(The request): Go through the records below from the first line and print each one exactly, stopping after the line that contains "colorscale = [[i". Do not print pictures or anything past that line.

(Task material):
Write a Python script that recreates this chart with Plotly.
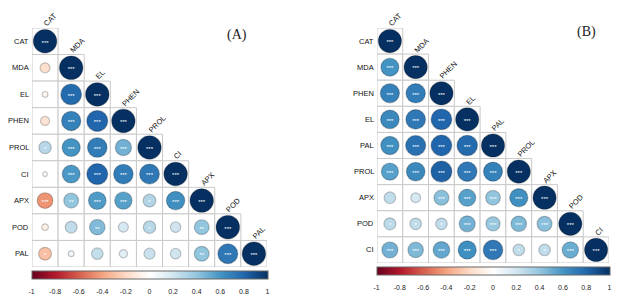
import math
import plotly.graph_objects as go

# ---------------- data ----------------
A_vars = ["CAT", "MDA", "EL", "PHEN", "PROL", "CI", "APX", "POD", "PAL"]
A_corr = [
    [1.00],
    [-0.18, 1.00],
    [-0.06, 0.78, 1.00],
    [-0.15, 0.68, 0.80, 1.00],
    [0.28, 0.60, 0.70, 0.48, 1.00],
    [0.04, 0.58, 0.80, 0.70, 0.72, 1.00],
    [-0.45, 0.40, 0.57, 0.55, 0.30, 0.62, 1.00],
    [-0.08, 0.25, 0.44, 0.18, 0.28, 0.20, 0.40, 1.00],
    [-0.30, 0.06, 0.24, 0.12, 0.22, 0.20, 0.40, 0.72, 1.00],
]
A_sig = [
    ["***"],
    ["", "***"],
    ["", "***", "***"],
    ["", "***", "***", "***"],
    ["*", "***", "***", "***", "***"],
    ["", "***", "***", "***", "***", "***"],
    ["***", "**", "***", "***", "*", "***", "***"],
    ["", "", "**", "", "*", "", "**", "***"],
    ["*", "", "", "", "", "", "**", "***", "***"],
]

B_vars = ["CAT", "MDA", "PHEN", "EL", "PAL", "PROL", "APX", "POD", "CI"]
B_corr = [
    [1.00],
    [0.60, 1.00],
    [0.68, 0.70, 1.00],
    [0.65, 0.72, 0.80, 1.00],
    [0.62, 0.75, 0.80, 0.78, 1.00],
    [0.55, 0.65, 0.82, 0.72, 0.68, 1.00],
    [0.25, 0.18, 0.42, 0.55, 0.40, 0.62, 1.00],
    [0.27, 0.25, 0.25, 0.48, 0.38, 0.45, 0.42, 1.00],
    [0.48, 0.45, 0.52, 0.62, 0.72, 0.25, 0.25, 0.50, 1.00],
]
B_sig = [
    ["***"],
    ["***", "***"],
    ["***", "***", "***"],
    ["***", "***", "***", "***"],
    ["***", "***", "***", "***", "***"],
    ["***", "***", "***", "***", "***", "***"],
    ["", "", "***", "***", "***", "***", "***"],
    ["*", "*", "*", "***", "***", "***", "***", "***"],
    ["***", "***", "***", "***", "***", "*", "*", "***", "***"],
]

cbar_ticks = [-1, -0.8, -0.6, -0.4, -0.2, 0, 0.2, 0.4, 0.6, 0.8, 1]
panel_labels = ["(A)", "(B)"]

# ---------------- style ----------------
W, H = 624, 303
RDBU = ["#67001F", "#B2182B", "#D6604D", "#F4A582", "#FDDBC7", "#FFFFFF",
        "#D1E5F0", "#92C5DE", "#4393C3", "#2166AC", "#053061"]
colorscale = [[i / 10, c] for i, c in enumerate(RDBU)]

# pixel boxes of each panel grid (left, right, top, bottom)
panels = [
    dict(vars=A_vars, corr=A_corr, sig=A_sig, box=(32, 267, 28, 267),
         cb_top=271, label=panel_labels[0], label_xy=(237, 35)),
    dict(vars=B_vars, corr=B_corr, sig=B_sig, box=(377, 609, 28, 263),
         cb_top=267, label=panel_labels[1], label_xy=(586, 32)),
]

fig = go.Figure()
shapes = []
annotations = []
FONT = "Liberation Sans, Arial, sans-serif"

for p_i, p in enumerate(panels):
    suffix = "" if p_i == 0 else "2"
    xa, ya = "x" + suffix, "y" + suffix
    n = len(p["vars"])
    L, R, T, B = p["box"]
    cell = min((R - L) / n, (B - T) / n)

    xs, ys, vals, sizes, txt = [], [], [], [], []
    for i, row in enumerate(p["corr"]):
        for j, v in enumerate(row):
            xs.append(j)
            ys.append(i)
            vals.append(v)
            sizes.append(0.9 * cell * math.sqrt(abs(v)))
            txt.append(p["sig"][i][j])
            shapes.append(dict(type="rect", xref=xa, yref=ya,
                               x0=j - 0.5, x1=j + 0.5, y0=i - 0.5, y1=i + 0.5,
                               line=dict(color="#c9c9c9", width=1),
                               fillcolor="white", layer="below"))

    fig.add_trace(go.Scatter(
        x=xs, y=ys, mode="markers", xaxis=xa, yaxis=ya,
        marker=dict(size=sizes, color=vals, colorscale=colorscale,
                    cmin=-1, cmax=1, opacity=1,
                    line=dict(color="rgba(0,0,0,0.22)", width=1.2),
                    showscale=True,
                    colorbar=dict(orientation="h", x=(L + R) / 2 / W,
                                  xanchor="center", y=1 - p["cb_top"] / H,
                                  yanchor="top", len=R - L + 1, lenmode="pixels",
                                  thickness=8, xpad=0, ypad=0,
                                  outlinewidth=1, outlinecolor="#666",
                                  ticks="outside", ticklen=7,
                                  tickcolor="rgba(0,0,0,0)", tickvals=cbar_ticks,
                                  ticktext=[("%g" % t) for t in cbar_ticks],
                                  tickfont=dict(size=7, family=FONT, color="#222"))),
        hoverinfo="skip", showlegend=False))

    fig.add_trace(go.Scatter(
        x=xs, y=[y + 0.07 for y in ys], mode="text", text=txt,
        xaxis=xa, yaxis=ya, textposition="middle center",
        textfont=dict(size=6, color="white", family=FONT),
        hoverinfo="skip", showlegend=False))

    # row labels
    for i, name in enumerate(p["vars"]):
        annotations.append(dict(x=-0.5, y=i, xref=xa, yref=ya, text=name,
                                showarrow=False, xanchor="right", yanchor="middle",
                                xshift=-1, font=dict(size=7.5, family=FONT, color="#111")))
        # column labels (rotated)
        annotations.append(dict(x=i, y=i - 0.5, xref=xa, yref=ya, text=name,
                                showarrow=False, xanchor="left", yanchor="bottom",
                                textangle=-45, xshift=-6, yshift=-3,
                                font=dict(size=7.5, family=FONT, color="#111")))

    annotations.append(dict(x=p["label_xy"][0] / W, y=1 - p["label_xy"][1] / H,
                            xref="paper", yref="paper", text=p["label"],
                            showarrow=False, xanchor="center", yanchor="middle",
                            font=dict(size=14, family="Liberation Serif, Times New Roman, serif",
                                      color="#222")))

    fig.update_layout(**{
        "xaxis" + suffix: dict(domain=[L / W, R / W], range=[-0.5, n - 0.5],
                               visible=False, fixedrange=True),
        "yaxis" + suffix: dict(domain=[1 - B / H, 1 - T / H], range=[n - 0.5, -0.5],
                               visible=False, fixedrange=True),
    })

fig.update_layout(width=W, height=H,
                  margin=dict(l=0, r=0, t=0, b=0, autoexpand=False),
                  paper_bgcolor="white", plot_bgcolor="white",
                  shapes=shapes, annotations=annotations)

fig.write_html("out.html", config={"displayModeBar": False},
               post_script="document.body.style.margin='0';document.body.style.overflow='hidden';")
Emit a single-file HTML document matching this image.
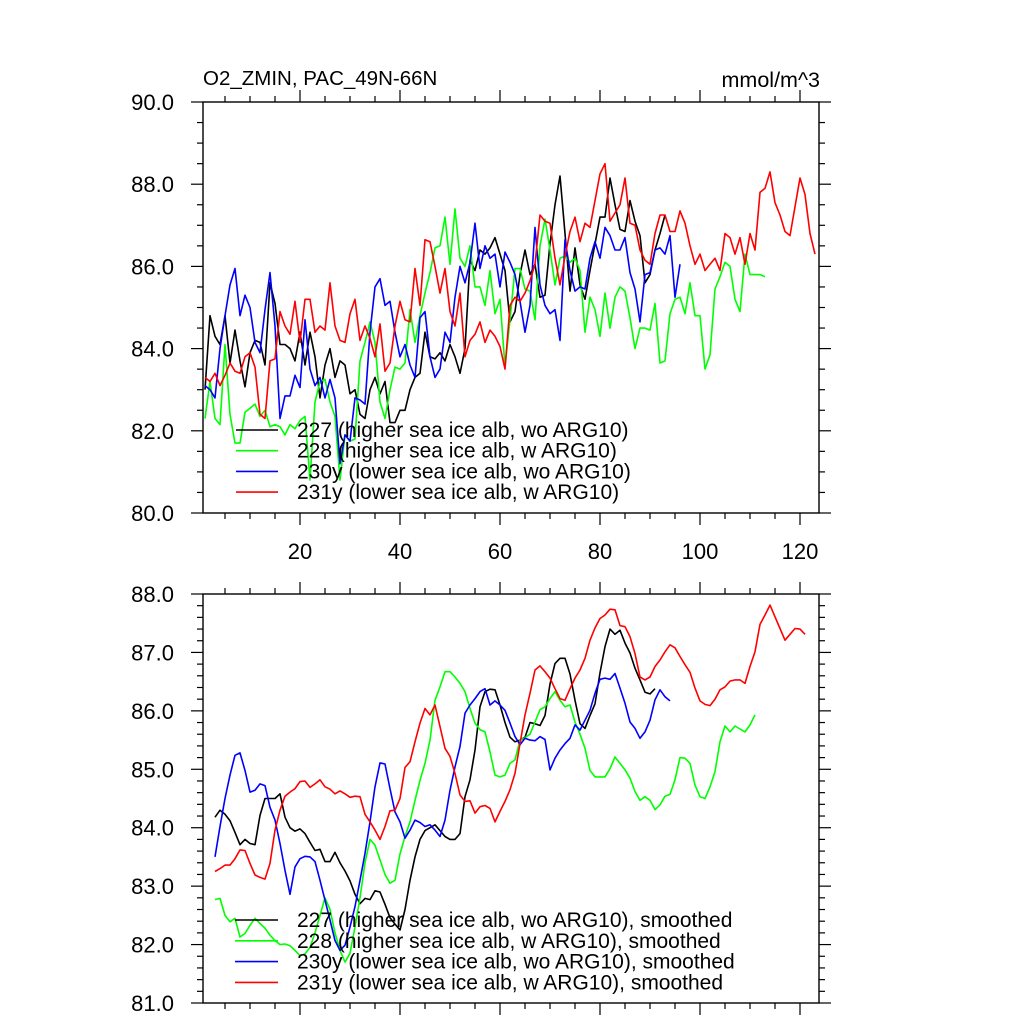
<!DOCTYPE html>
<html><head><meta charset="utf-8">
<style>
html,body{margin:0;padding:0;background:#fff;}
svg{display:block;font-family:"Liberation Sans",Arial,sans-serif;}
</style></head>
<body>
<svg id="chart" width="1024" height="1024" viewBox="0 0 1024 1024" xmlns="http://www.w3.org/2000/svg">
<text x="203" y="85" font-size="20.5">O2_ZMIN, PAC_49N-66N</text>
<text x="820" y="87" font-size="21.5" text-anchor="end">mmol/m^3</text>
</svg>
<script>
// ===== Top panel raw series (x = year index starting at 1) =====
const topBlack = [83.0,84.8,84.3,84.1,84.8,83.65,84.45,83.7,83.07,83.9,84.2,84.15,83.6,85.6,85.1,84.1,84.1,84.0,83.7,84.4,83.6,84.4,83.8,82.8,83.6,84.0,83.3,83.7,83.6,82.9,83.0,82.4,82.3,83.0,83.3,82.9,83.2,82.2,82.2,82.5,
82.5,83.0,83.3,83.4,84.4,83.8,83.75,83.9,83.7,84.1,83.8,83.4,84.0,
86.15,85.9,86.4,86.3,86.45,86.7,86.3,85.9,84.65,84.9,85.8,86.4,85.8,86.05,85.25,85.3,86.55,87.5,88.2,86.8,85.4,86.45,85.55,85.2,85.9,86.55,87.2,87.2,
88.15,87.5,86.9,86.85,87.6,87.1,86.75,85.6,85.8,86.4,86.8,87.25];
const topGreen = [82.3,83.2,82.3,82.15,84.1,82.4,81.7,81.7,82.45,82.55,82.65,82.35,82.5,82.1,82.15,82.1,81.9,82.15,82.05,82.25,82.35,80.8,82.7,83.2,83.25,82.7,82.35,80.8,81.9,81.75,81.8,83.7,84.15,84.65,84.15,82.7,82.3,83.0,83.55,83.5,83.65,
84.95,84.15,84.8,85.35,85.85,86.45,86.5,87.2,86.05,87.4,86.2,86.0,86.5,85.5,85.5,85.05,85.9,84.85,85.2,83.55,84.7,85.95,85.95,85.45,85.4,84.7,86.5,87.15,86.4,85.55,86.2,86.25,86.1,86.2,85.9,84.4,85.25,84.95,84.3,85.35,
84.5,85.25,85.5,85.4,84.75,84.0,84.5,84.5,84.45,85.1,83.65,83.7,84.85,85.2,85.25,84.85,85.6,84.8,84.8,83.5,83.85,85.45,85.75,86.1,86.0,85.2,84.9,86.3,85.8,85.8,85.8,85.75];
const topBlue = [83.1,83.0,82.8,84.0,84.8,85.55,85.95,84.8,85.3,85.0,84.15,83.9,84.95,85.85,84.55,82.3,82.85,82.85,83.35,83.05,84.7,83.5,83.1,83.3,82.8,83.25,82.8,81.2,81.9,81.75,82.8,82.75,82.65,84.4,85.5,85.7,85.05,85.15,84.4,83.8,84.1,
83.6,83.3,84.75,84.9,83.8,83.3,83.5,84.4,84.15,85.25,86.0,85.6,86.1,87.05,85.95,86.5,86.2,86.3,85.5,86.35,86.1,85.8,85.15,84.4,85.05,86.95,85.55,85.05,84.85,84.95,84.2,86.65,85.9,85.4,85.5,85.45,86.2,86.6,86.2,86.95,
86.75,86.4,86.4,86.7,85.85,85.45,84.65,85.8,85.85,86.4,86.45,86.3,86.75,85.25,86.05];
const topRed = [83.3,83.2,83.4,83.1,83.35,83.65,83.45,83.4,83.8,83.9,83.55,82.4,82.3,83.7,83.75,84.9,84.55,84.35,85.15,84.15,85.2,85.2,84.4,84.55,84.45,85.6,84.55,84.2,84.15,84.85,85.2,84.2,84.55,84.25,83.8,84.6,83.45,83.65,84.55,85.15,84.7,
84.65,85.95,85.05,86.65,86.6,86.0,85.35,85.95,84.9,84.55,85.35,83.8,84.2,84.35,84.65,84.15,84.45,84.3,84.05,83.5,85.05,85.25,85.15,85.35,85.65,86.05,87.25,87.1,87.05,86.2,85.55,86.25,86.85,87.2,86.6,87.05,86.95,87.6,88.25,88.5,
87.1,87.3,87.5,88.15,87.05,87.0,86.4,86.15,86.05,86.8,87.25,87.25,86.85,86.85,87.35,87.05,86.5,86.05,86.3,85.9,86.05,86.2,85.9,86.8,86.7,86.3,86.7,86.05,86.8,86.4,87.8,87.9,88.3,87.55,87.25,86.85,86.75,87.45,88.15,87.75,86.8,86.3];

// ===== Bottom panel smoothed series (start at x = 3) =====
const botBlack = [84.18,84.3,84.23,84.12,83.92,83.71,83.8,83.73,83.71,84.21,84.5,84.5,84.5,84.58,84.18,84.0,83.94,83.98,83.9,83.75,83.61,83.63,83.42,83.42,83.58,83.4,83.26,83.09,82.86,82.7,82.79,82.77,82.92,82.9,82.69,82.46,
82.35,82.25,
82.6,83.1,83.5,83.8,83.95,84.0,84.05,83.95,83.85,83.8,83.8,83.9,
84.53,84.82,85.33,86.07,86.33,86.37,86.36,86.1,85.8,85.55,85.47,85.5,85.55,85.8,85.78,85.75,85.92,86.46,86.81,86.9,86.9,86.63,86.18,85.78,85.7,85.92,86.12,
86.65,87.1,87.4,87.31,87.38,87.16,86.99,86.73,86.53,86.32,86.29,86.38];
const botGreen = [82.77,82.79,82.5,82.39,82.45,82.13,82.19,82.33,82.45,82.36,82.28,82.16,82.07,82.0,82.01,81.98,81.9,81.81,81.84,81.95,82.2,82.5,82.8,82.6,82.2,81.9,81.7,81.85,82.3,82.8,83.4,83.8,83.7,83.45,83.2,83.05,83.1,83.55,
83.85,84.1,84.47,84.81,85.1,85.5,86.18,86.41,86.67,86.67,86.58,86.47,86.33,86.04,85.79,85.68,85.64,85.3,84.9,84.87,84.9,85.1,85.16,85.5,85.54,85.6,85.81,86.02,86.07,86.21,86.33,86.18,86.07,86.1,85.81,85.6,85.36,84.98,84.87,84.87,84.87,
85.01,85.21,85.1,84.99,84.85,84.62,84.47,84.53,84.47,84.31,84.39,84.54,84.57,84.82,85.2,85.19,85.1,84.73,84.53,84.5,84.7,84.96,85.47,85.74,85.64,85.74,85.69,85.64,85.76,85.93];
const botBlue = [83.5,84.02,84.5,84.9,85.24,85.28,84.98,84.61,84.64,84.75,84.72,84.35,84.13,83.73,83.27,82.86,83.33,83.47,83.51,83.5,83.42,83.1,82.76,82.42,82.07,81.9,81.99,82.3,82.65,83.1,83.56,84.1,84.7,85.11,85.09,84.67,84.27,84.1,
83.82,83.96,84.13,84.09,84.02,84.05,83.96,83.85,84.13,84.64,85.04,85.39,85.96,86.1,86.21,86.33,86.38,86.1,86.17,86.1,86.01,85.79,85.56,85.42,85.53,85.5,85.49,85.56,85.51,84.99,85.19,85.33,85.44,85.53,85.76,85.67,85.84,86.01,86.3,86.54,86.56,
86.54,86.64,86.39,86.13,85.81,85.7,85.53,85.64,85.84,86.19,86.36,86.24,86.17];
const botRed = [83.25,83.3,83.36,83.36,83.47,83.62,83.61,83.39,83.19,83.15,83.12,83.39,83.96,84.3,84.54,84.61,84.67,84.79,84.8,84.69,84.75,84.82,84.7,84.66,84.58,84.63,84.58,84.52,84.54,84.53,84.23,84.1,83.96,83.8,84.02,84.29,84.3,84.5,
85.03,85.13,85.47,85.79,86.04,85.93,86.1,85.73,85.36,85.22,84.93,84.56,84.45,84.46,84.25,84.36,84.38,84.33,84.1,84.28,84.45,84.65,84.93,85.44,85.93,86.3,86.7,86.77,86.67,86.56,86.38,86.21,86.18,86.38,86.56,86.7,86.9,87.21,
87.42,87.58,87.64,87.74,87.73,87.46,87.44,87.27,86.98,86.58,86.53,86.58,86.76,86.87,87.01,87.13,87.08,86.93,86.79,86.66,86.39,86.17,86.11,86.09,86.2,86.36,86.41,86.51,86.53,86.53,86.47,86.76,87.01,87.48,87.64,87.81,87.61,87.41,87.21,87.31,87.41,87.4,87.31];

const topYTicks = ["80.0","82.0","84.0","86.0","88.0","90.0"];
const botYTicks = ["81.0","82.0","83.0","84.0","85.0","86.0","87.0","88.0"];
const xTickLabels = ["20","40","60","80","100","120"];
const topLegend = ["227 (higher sea ice alb, wo ARG10)","228 (higher sea ice alb, w ARG10)","230y (lower sea ice alb, wo ARG10)","231y (lower sea ice alb, w ARG10)"];
const botLegend = ["227 (higher sea ice alb, wo ARG10), smoothed","228 (higher sea ice alb, w ARG10), smoothed","230y (lower sea ice alb, wo ARG10), smoothed","231y (lower sea ice alb, w ARG10), smoothed"];

const NS = "http://www.w3.org/2000/svg";
const svg = document.getElementById("chart");
const COLORS = ["#000000","#00ff00","#0000ff","#ff0000"];
const X0 = 203, X1 = 819;
function xPix(x){ return 200 + 5*x; }

function mk(tag, attrs, parent){
  const e = document.createElementNS(NS, tag);
  for (const k in attrs) e.setAttribute(k, attrs[k]);
  (parent||svg).appendChild(e);
  return e;
}

function panel(cfg){
  const g = mk("g", {});
  
  
  const yPix = v => cfg.yTop + (cfg.ymax - v) * (cfg.yBot - cfg.yTop) / (cfg.ymax - cfg.ymin);
  cfg.series.forEach((s, i) => {
    const pts = s.map((v, j) => xPix(cfg.xStart + j).toFixed(1) + "," + yPix(v).toFixed(1)).join(" ");
    const pl = mk("polyline", {points: pts, fill: "none", stroke: COLORS[i], "stroke-width": 1.6, "stroke-linejoin": "round"}, g);
    
    
  });
  const fr = mk("rect", {x: X0, y: cfg.yTop, width: X1 - X0, height: cfg.yBot - cfg.yTop, fill: "none", stroke: "#000", "stroke-width": 1.4}, g);
  
  
  const ax = mk("g", {stroke: "#000", "stroke-width": 1.2}, g);
  
  
  for (let v = cfg.ymin; v <= cfg.ymax + 1e-6; v += cfg.minor) {
    const y = yPix(v);
    const isMaj = Math.abs((v - cfg.ymin) / cfg.major - Math.round((v - cfg.ymin) / cfg.major)) < 1e-6;
    const L = isMaj ? 12 : 6;
    mk("line", {x1: X0 - L, y1: y, x2: X0, y2: y}, ax);
    mk("line", {x1: X1, y1: y, x2: X1 + L, y2: y}, ax);
  }
  for (let x = 5; x <= 120; x += 5) {
    const px = xPix(x);
    const L = x % 20 === 0 ? 12 : 6;
    mk("line", {x1: px, y1: cfg.yTop - L, x2: px, y2: cfg.yTop}, ax);
    mk("line", {x1: px, y1: cfg.yBot, x2: px, y2: cfg.yBot + L}, ax);
  }
  cfg.yLabels.forEach(lbl => {
    const t = mk("text", {x: 174, y: yPix(parseFloat(lbl)) + 8, "font-size": 22, "text-anchor": "end"}, g);
    t.textContent = lbl;
    
    
  });
  if (cfg.xLabels) {
    cfg.xLabels.forEach(lbl => {
      const t = mk("text", {x: xPix(parseFloat(lbl)), y: cfg.yBot + 46, "font-size": 22, "text-anchor": "middle"}, g);
      t.textContent = lbl;
      
      
    });
  }
  cfg.legend.forEach((lbl, i) => {
    const y = cfg.legY + i * cfg.legDy;
    const le = mk("g", {}, g);
    
    
    mk("line", {x1: cfg.legX1, y1: y, x2: cfg.legX2, y2: y, stroke: COLORS[i], "stroke-width": 1.6}, le);
    const t = mk("text", {x: cfg.legTx, y: y + 7, "font-size": 21}, le);
    t.textContent = lbl;
  });
}

panel({name: "top-panel", yTop: 102, yBot: 513, ymin: 80, ymax: 90, major: 2, minor: 0.5,
  series: [topBlack, topGreen, topBlue, topRed], xStart: 1,
  seriesNames: ["line-227","line-228","line-230y","line-231y"],
  yLabels: topYTicks, xLabels: xTickLabels,
  legend: topLegend, legY: 430, legDy: 20.7, legX1: 236, legX2: 278, legTx: 297});

panel({name: "bottom-panel", yTop: 594, yBot: 1003, ymin: 81, ymax: 88, major: 1, minor: 0.2,
  series: [botBlack, botGreen, botBlue, botRed], xStart: 3,
  seriesNames: ["line-227-smoothed","line-228-smoothed","line-230y-smoothed","line-231y-smoothed"],
  yLabels: botYTicks, xLabels: null,
  legend: botLegend, legY: 920, legDy: 20.8, legX1: 235, legX2: 278, legTx: 297});
</script>
</body></html>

(Response below):
Write a Python script that recreates this chart with Plotly.
import math
import plotly.graph_objects as go

# ---------------- data ----------------
A_vars = ["CAT", "MDA", "EL", "PHEN", "PROL", "CI", "APX", "POD", "PAL"]
A_corr = [
    [1.00],
    [-0.18, 1.00],
    [-0.06, 0.78, 1.00],
    [-0.15, 0.68, 0.80, 1.00],
    [0.28, 0.60, 0.70, 0.48, 1.00],
    [0.04, 0.58, 0.80, 0.70, 0.72, 1.00],
    [-0.45, 0.40, 0.57, 0.55, 0.30, 0.62, 1.00],
    [-0.08, 0.25, 0.44, 0.18, 0.28, 0.20, 0.40, 1.00],
    [-0.30, 0.06, 0.24, 0.12, 0.22, 0.20, 0.40, 0.72, 1.00],
]
A_sig = [
    ["***"],
    ["", "***"],
    ["", "***", "***"],
    ["", "***", "***", "***"],
    ["*", "***", "***", "***", "***"],
    ["", "***", "***", "***", "***", "***"],
    ["***", "**", "***", "***", "*", "***", "***"],
    ["", "", "**", "", "*", "", "**", "***"],
    ["*", "", "", "", "", "", "**", "***", "***"],
]

B_vars = ["CAT", "MDA", "PHEN", "EL", "PAL", "PROL", "APX", "POD", "CI"]
B_corr = [
    [1.00],
    [0.60, 1.00],
    [0.68, 0.70, 1.00],
    [0.65, 0.72, 0.80, 1.00],
    [0.62, 0.75, 0.80, 0.78, 1.00],
    [0.55, 0.65, 0.82, 0.72, 0.68, 1.00],
    [0.25, 0.18, 0.42, 0.55, 0.40, 0.62, 1.00],
    [0.27, 0.25, 0.25, 0.48, 0.38, 0.45, 0.42, 1.00],
    [0.48, 0.45, 0.52, 0.62, 0.72, 0.25, 0.25, 0.50, 1.00],
]
B_sig = [
    ["***"],
    ["***", "***"],
    ["***", "***", "***"],
    ["***", "***", "***", "***"],
    ["***", "***", "***", "***", "***"],
    ["***", "***", "***", "***", "***", "***"],
    ["", "", "***", "***", "***", "***", "***"],
    ["*", "*", "*", "***", "***", "***", "***", "***"],
    ["***", "***", "***", "***", "***", "*", "*", "***", "***"],
]

cbar_ticks = [-1, -0.8, -0.6, -0.4, -0.2, 0, 0.2, 0.4, 0.6, 0.8, 1]
panel_labels = ["(A)", "(B)"]

# ---------------- style ----------------
W, H = 624, 303
RDBU = ["#67001F", "#B2182B", "#D6604D", "#F4A582", "#FDDBC7", "#FFFFFF",
        "#D1E5F0", "#92C5DE", "#4393C3", "#2166AC", "#053061"]
colorscale = [[i / 10, c] for i, c in enumerate(RDBU)]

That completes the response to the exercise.